On Tue, Apr 05, 2022 at 09:57:55PM +0200, Felix Fietkau wrote:
> This will be used to implement a limited form of bridge offloading.
> Since the hardware does not support flow table entries with just source
> and destination MAC address, the driver has to emulate it.
> 
> The hardware automatically creates entries entries for incoming flows, even
> when they are bridged instead of routed, and reports when packets for these
> flows have reached the minimum PPS rate for offloading.
> 
> After this happens, we look up the L2 flow offload entry based on the MAC
> header and fill in the output routing information in the flow table.
> The dynamically created per-flow entries are automatically removed when
> either the hardware flowtable entry expires, is replaced, or if the offload
> rule they belong to is removed

> +
> +	if (found)
> +		goto out;
> +
> +	eh = eth_hdr(skb);
> +	ether_addr_copy(key.dest_mac, eh->h_dest);
> +	ether_addr_copy(key.src_mac, eh->h_source);
> +	tag = skb->data - 2;
> +	key.vlan = 0;
> +	switch (skb->protocol) {
> +#if IS_ENABLED(CONFIG_NET_DSA)
> +	case htons(ETH_P_XDSA):
> +		if (!netdev_uses_dsa(skb->dev) ||
> +		    skb->dev->dsa_ptr->tag_ops->proto != DSA_TAG_PROTO_MTK)
> +			goto out;
> +
> +		tag += 4;
> +		if (get_unaligned_be16(tag) != ETH_P_8021Q)
> +			break;
> +
> +		fallthrough;
> +#endif
> +	case htons(ETH_P_8021Q):
> +		key.vlan = get_unaligned_be16(tag + 2) & VLAN_VID_MASK;
> +		break;
> +	default:
> +		break;
> +	}

I'm trying to understand the architecture here.

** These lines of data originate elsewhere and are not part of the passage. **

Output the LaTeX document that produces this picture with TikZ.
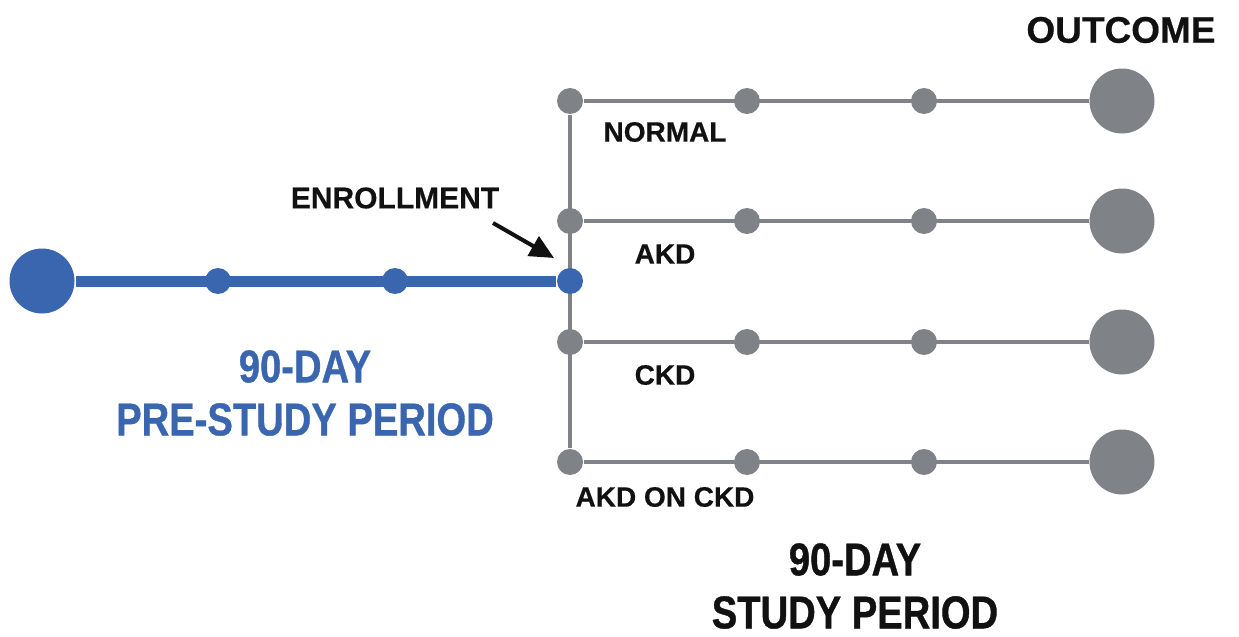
\documentclass[tikz,border=0pt]{standalone}
\usepackage{fontspec}
\setmainfont{Liberation Sans}
\newfontfamily\narrowfont{Liberation Sans Bold}[FakeStretch=0.83, FakeBold=0.8]
\newfontfamily\labelfont{Liberation Sans Bold}[FakeBold=0.5]
\usetikzlibrary{arrows.meta,backgrounds}

\definecolor{studyblue}{RGB}{58,102,176}
\definecolor{studygray}{RGB}{127,131,135}
\definecolor{textblack}{RGB}{17,17,17}

\tikzset{
every picture/.style={
line width=1pt
}}

\begin{document}
\begin{tikzpicture}[x=0.5pt, y=-0.5pt,
dot/.style = {circle, fill=#1, inner sep=0pt, minimum size=13pt},
bigdot/.style = {circle, fill=#1, inner sep=0pt, minimum size=32.5pt},
label/.style = {text=textblack, font=\labelfont\fontsize{14}{16}\selectfont},
period/.style = {align=center, font=\narrowfont\fontsize{23}{26.5}\selectfont}]

\useasboundingbox (0,0) rectangle (1239,637);

% pre-study line: 42, 218, 395, 570
\node [bigdot=studyblue] (start) at (42,281) {};
\node [dot=studyblue] (pre1) at (218,281) {};
\node [dot=studyblue] (pre2) at (395,281) {};
\node [dot=studyblue] (enroll) at (570,281) {};

% study rows: 101, 221, 342, 462
\foreach \y/\n in {101/1, 221/2, 342/3, 462/4} {
\node [dot=studygray] (r\n0) at (570,\y) {};
\node [dot=studygray] (r\n1) at (747,\y) {};
\node [dot=studygray] (r\n2) at (924,\y) {};
\node [bigdot=studygray] (out\n) at (1122,\y) {};
}

\begin{scope}[on background layer]
\draw [studygray, line width=2.3pt] (r10) -- (r40);
\foreach \n in {1,...,4}
\draw [studygray, line width=2.2pt] (r\n0) -- (out\n);
\draw [studyblue, line width=5.5pt] (start) -- (enroll);
\end{scope}

\node [label] (normal) at (665,132) {NORMAL};
\node [label] (akd) at (665,254) {AKD};
\node [label] (ckd) at (665,375) {CKD};
\node [label] (akdckd) at (665,497) {AKD ON CKD};

\node [label, font=\labelfont\fontsize{15}{17}\selectfont] (enrolltext) at (395,198) {ENROLLMENT};
\node [label, font=\labelfont\fontsize{18.5}{20}\selectfont] (outcome) at (1121,30) {OUTCOME};

\coordinate (arrowtail) at (493,223);
\coordinate (arrowtip) at (554,258);
\draw [textblack, line width=2pt, -{Triangle[length=12pt, width=11pt]}] (arrowtail) -- (arrowtip);

\node [period, text=studyblue] (pre) at (305,393) {90-DAY\\PRE-STUDY PERIOD};
\node [period, text=textblack] (study) at (855,586) {90-DAY\\STUDY PERIOD};

\end{tikzpicture}
\end{document}
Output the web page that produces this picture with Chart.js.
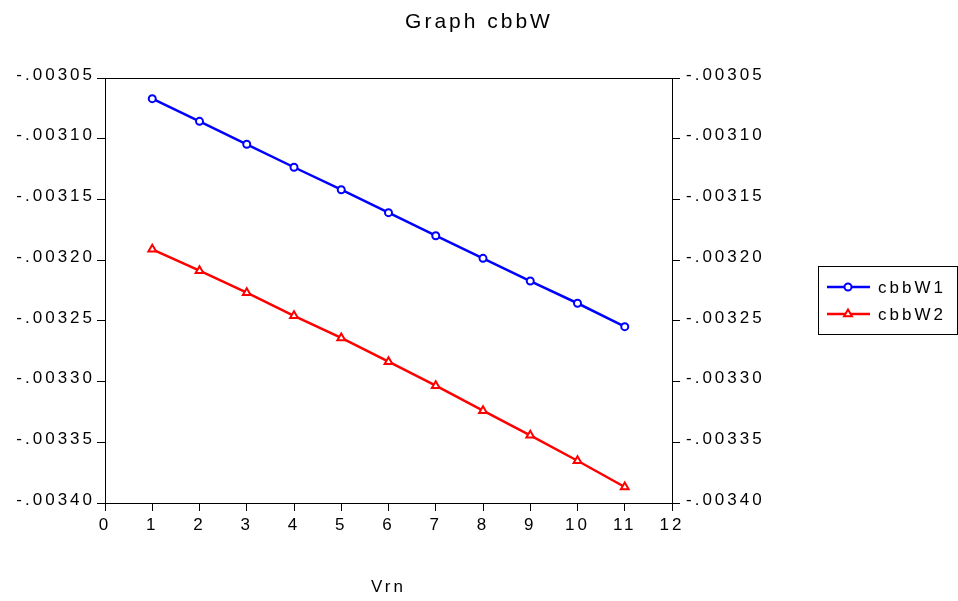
<!DOCTYPE html>
<html lang="en">
<head>
<meta charset="UTF-8">
<title>Graph cbbW</title>
<script src="https://cdn.jsdelivr.net/npm/chart.js"></script>
<style>
  body { margin: 0; background: #fff; }
  canvas { display: block; }
</style>
</head>
<body>
<canvas id="cbbwChart" width="958" height="601"></canvas>
<script>
// values
const vrn = [1, 2, 3, 4, 5, 6, 7, 8, 9, 10, 11];
const cbbW1 = [-0.0030670, -0.0030857, -0.0031046, -0.0031235, -0.0031420, -0.0031609,
               -0.0031799, -0.0031985, -0.0032172, -0.0032355, -0.0032548];
const cbbW2 = [-0.0031911, -0.0032087, -0.0032268, -0.0032458, -0.0032641, -0.0032836,
               -0.0033034, -0.0033240, -0.0033443, -0.0033652, -0.0033868];
const yTicks = [-0.00340, -0.00335, -0.00330, -0.00325, -0.00320, -0.00315, -0.00310, -0.00305];
const yTickLabels = ['-.00340', '-.00335', '-.00330', '-.00325', '-.00320', '-.00315', '-.00310', '-.00305'];
const xTicks = [0, 1, 2, 3, 4, 5, 6, 7, 8, 9, 10, 11, 12];

const FONT = '"Liberation Sans", Arial, sans-serif';

// the original text is drawn wide, so space the letters out a bit
const spacing = {
  id: 'spacing',
  beforeLayout(chart) { chart.ctx.letterSpacing = '3px'; },
  beforeDraw(chart) { chart.ctx.letterSpacing = '3px'; }
};

// closed box around the plot area
const frame = {
  id: 'frame',
  beforeDatasetsDraw(chart) {
    const a = chart.chartArea, ctx = chart.ctx;
    ctx.save();
    ctx.strokeStyle = '#000';
    ctx.lineWidth = 1;
    ctx.strokeRect(Math.round(a.left) + 0.5, Math.round(a.top) + 0.5,
                   Math.round(a.right - a.left), Math.round(a.bottom - a.top));
    ctx.restore();
  }
};

// legend box on the right, line + marker + name
const boxLegend = {
  id: 'boxLegend',
  afterDraw(chart) {
    const ctx = chart.ctx;
    ctx.save();
    ctx.strokeStyle = '#000';
    ctx.lineWidth = 1;
    ctx.strokeRect(818.5, 266.5, 139, 68);
    chart.data.datasets.forEach((ds, i) => {
      const y = 287 + i * 27;
      ctx.strokeStyle = ds.borderColor;
      ctx.lineWidth = 2.5;
      ctx.beginPath();
      ctx.moveTo(827, y);
      ctx.lineTo(870, y);
      ctx.stroke();
      ctx.fillStyle = '#fff';
      ctx.lineWidth = ds.pointBorderWidth;
      ctx.beginPath();
      const r = ds.pointRadius;
      if (ds.pointStyle === 'triangle') {
        ctx.moveTo(848, y - r);
        ctx.lineTo(848 + r * 0.866, y + r * 0.5);
        ctx.lineTo(848 - r * 0.866, y + r * 0.5);
        ctx.closePath();
      } else {
        ctx.arc(848, y, r, 0, Math.PI * 2);
      }
      ctx.fill();
      ctx.stroke();
      ctx.fillStyle = '#000';
      ctx.font = '17px ' + FONT;
      ctx.textBaseline = 'middle';
      ctx.textAlign = 'left';
      ctx.fillText(ds.label, 878, y + 1);
    });
    ctx.restore();
  }
};

const yAxis = (pos, width) => ({
  type: 'linear',
  position: pos,
  min: yTicks[0],
  max: yTicks[yTicks.length - 1],
  afterBuildTicks: scale => { scale.ticks = yTicks.map(v => ({ value: v })); },
  afterFit: scale => { scale.width = width; },
  grid: { drawOnChartArea: false, drawTicks: true, tickLength: 8, color: '#000', lineWidth: 1 },
  border: { display: true, color: '#000', width: 1 },
  ticks: {
    color: '#000',
    font: { family: FONT, size: 17 },
    padding: pos === 'left' ? 2 : 6,
    labelOffset: -3,
    callback: (value, index) => yTickLabels[index]
  }
});

new Chart(document.getElementById('cbbwChart'), {
  type: 'line',
  data: {
    datasets: [
      {
        label: 'cbbW1',
        data: vrn.map((x, i) => ({ x: x, y: cbbW1[i] })),
        borderColor: '#0000ff',
        backgroundColor: '#ffffff',
        borderWidth: 2.5,
        pointStyle: 'circle',
        pointRadius: 3.5,
        pointBorderWidth: 2,
        pointBackgroundColor: '#ffffff',
        pointBorderColor: '#0000ff',
        yAxisID: 'y'
      },
      {
        label: 'cbbW2',
        data: vrn.map((x, i) => ({ x: x, y: cbbW2[i] })),
        borderColor: '#ff0000',
        backgroundColor: '#ffffff',
        borderWidth: 2.5,
        pointStyle: 'triangle',
        pointRadius: 4.5,
        pointBorderWidth: 2,
        pointBackgroundColor: '#ffffff',
        pointBorderColor: '#ff0000',
        yAxisID: 'y'
      }
    ]
  },
  options: {
    responsive: false,
    animation: false,
    events: [],
    layout: { padding: 0 },
    plugins: {
      legend: { display: false },
      tooltip: { enabled: false },
      title: {
        display: true,
        text: 'Graph cbbW',
        color: '#000',
        font: { family: FONT, size: 21, weight: 'normal', lineHeight: '24px' },
        padding: { top: 10, bottom: 44 }
      }
    },
    scales: {
      x: {
        type: 'linear',
        min: xTicks[0],
        max: xTicks[xTicks.length - 1],
        afterBuildTicks: scale => { scale.ticks = xTicks.map(v => ({ value: v })); },
        afterFit: scale => { scale.height = 98; },
        grid: { drawOnChartArea: false, drawTicks: true, tickLength: 8, color: '#000', lineWidth: 1 },
        border: { display: true, color: '#000', width: 1 },
        ticks: { color: '#000', font: { family: FONT, size: 17 }, padding: 4, maxRotation: 0 },
        title: {
          display: true,
          text: 'Vrn',
          color: '#000',
          font: { family: FONT, size: 17 },
          padding: { top: 0, bottom: 3 }
        }
      },
      y: yAxis('left', 105),
      // right axis is wide enough to leave room for the legend box
      y2: yAxis('right', 286)
    }
  },
  plugins: [spacing, frame, boxLegend]
});
</script>
</body>
</html>
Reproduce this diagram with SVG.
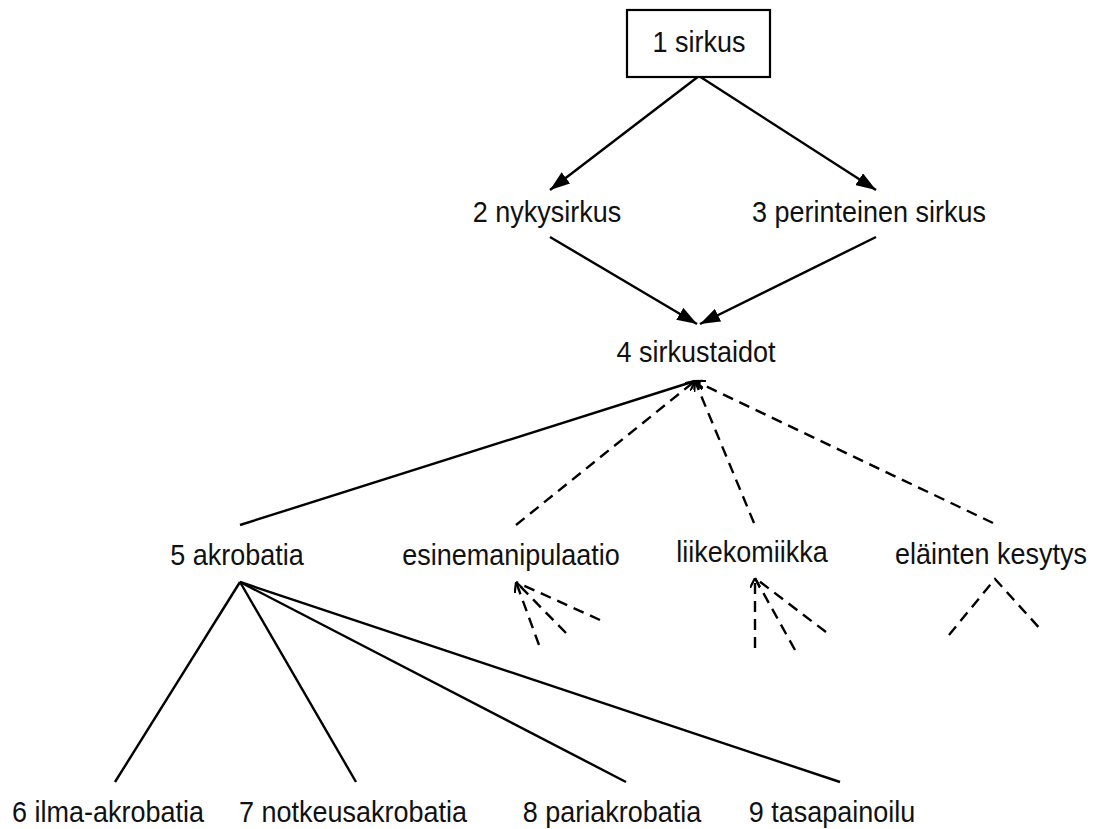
<svg xmlns="http://www.w3.org/2000/svg" width="1098" height="829" viewBox="0 0 1098 829">
<style>
text{font-family:"Liberation Sans",Arial,sans-serif;font-size:27px;fill:#111;text-anchor:middle}
.s{stroke:#000;stroke-width:2.4;fill:none}
.d{stroke:#000;stroke-width:2.4;fill:none;stroke-dasharray:11 7}
.box{fill:#fff;stroke:#000;stroke-width:2.2}
</style>
<defs>
<marker id="arr" viewBox="0 0 20 14" refX="20" refY="7" markerWidth="20" markerHeight="14" markerUnits="userSpaceOnUse" orient="auto">
<path d="M0,0 L20,7 L0,14 Z" fill="#000"/>
</marker>
<marker id="open" viewBox="0 0 10 10" refX="10" refY="5" markerWidth="10" markerHeight="10" markerUnits="userSpaceOnUse" orient="auto">
<path d="M0,0 L10,5 L0,10" fill="none" stroke="#000" stroke-width="2.2"/>
</marker>
</defs>
<g id="connectors">
<line class="s" x1="699" y1="76" x2="550" y2="190" marker-end="url(#arr)"/>
<line class="s" x1="699" y1="76" x2="876" y2="190" marker-end="url(#arr)"/>
<line class="s" x1="550" y1="237" x2="697" y2="324" marker-end="url(#arr)"/>
<line class="s" x1="876" y1="237" x2="700" y2="324" marker-end="url(#arr)"/>
<line class="s" x1="240" y1="525" x2="695" y2="381"/>
<line class="d" x1="516" y1="525" x2="695" y2="381" marker-end="url(#open)"/>
<line class="d" x1="754" y1="523" x2="695" y2="381" marker-end="url(#open)"/>
<line class="d" x1="993" y1="523" x2="695" y2="381" marker-end="url(#open)"/>
<line class="d" x1="539" y1="645" x2="516" y2="582" marker-end="url(#open)"/>
<line class="d" x1="566" y1="633" x2="516" y2="582"/>
<line class="d" x1="600" y1="620" x2="516" y2="582"/>
<line class="d" x1="755" y1="648" x2="755" y2="578" marker-end="url(#open)"/>
<line class="d" x1="795" y1="650" x2="755" y2="578"/>
<line class="d" x1="826" y1="632" x2="755" y2="578"/>
<polyline class="d" points="949,635 995,579 1043,632"/>
<line class="s" x1="240" y1="582" x2="115" y2="782"/>
<line class="s" x1="240" y1="582" x2="356" y2="782"/>
<line class="s" x1="240" y1="582" x2="626" y2="782"/>
<line class="s" x1="240" y1="582" x2="840" y2="782"/>
</g>
<g id="n1"><rect class="box" x="627" y="10" width="143" height="67"/><text transform="translate(699,52) scale(1,1.08)">1 sirkus</text></g>
<g id="n2"><text transform="translate(547,222) scale(1,1.08)">2 nykysirkus</text></g>
<g id="n3"><text transform="translate(869,222) scale(1,1.08)">3 perinteinen sirkus</text></g>
<g id="n4"><text transform="translate(696,362) scale(1,1.08)">4 sirkustaidot</text></g>
<g id="n5"><text transform="translate(237,565) scale(1,1.08)">5 akrobatia</text></g>
<g id="n_esine"><text transform="translate(511,565) scale(1,1.08)">esinemanipulaatio</text></g>
<g id="n_liike"><text transform="translate(752,562) scale(1,1.08)">liikekomiikka</text></g>
<g id="n_elain"><text transform="translate(991,564) scale(1,1.08)">eläinten kesytys</text></g>
<g id="n6"><text transform="translate(108,822) scale(1,1.08)">6 ilma-akrobatia</text></g>
<g id="n7"><text transform="translate(353,822) scale(1,1.08)">7 notkeusakrobatia</text></g>
<g id="n8"><text transform="translate(612,822) scale(1,1.08)">8 pariakrobatia</text></g>
<g id="n9"><text transform="translate(832,822) scale(1,1.08)">9 tasapainoilu</text></g>
</svg>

We have an Ethernet interface and a Wireless interface. The slow path
is that frames ingress from one of these interfaces, Linux decides
what to do with them, either L2 or L3, and they then egress probably
out the other interface.

The hardware will look at the frames and try to spot flows? It will
then report any it finds. You can then add an offload, telling it for
a flow it needs to perform L2 or L3 processing, and egress out a
specific port? Linux then no longer sees the frame, the hardware
handles it, until the flow times out?

So i'm wondering what is going on here. So is this a frame which has
ingressed, either from the WiFi, or another switch port, gone to the
software bridge, bridges to a DSA slave interface, the DSA tagger has
added a tag and now it is in the master interface? Can you accelerate
such frames? What is adding the DSA tag on the fast path? And in the
opposite direction, frames which egress the switch which have a DSA
tag and are heading to the WiFi, what is removing the tag? Does the
accelerator also understand the tag and know what to do with it?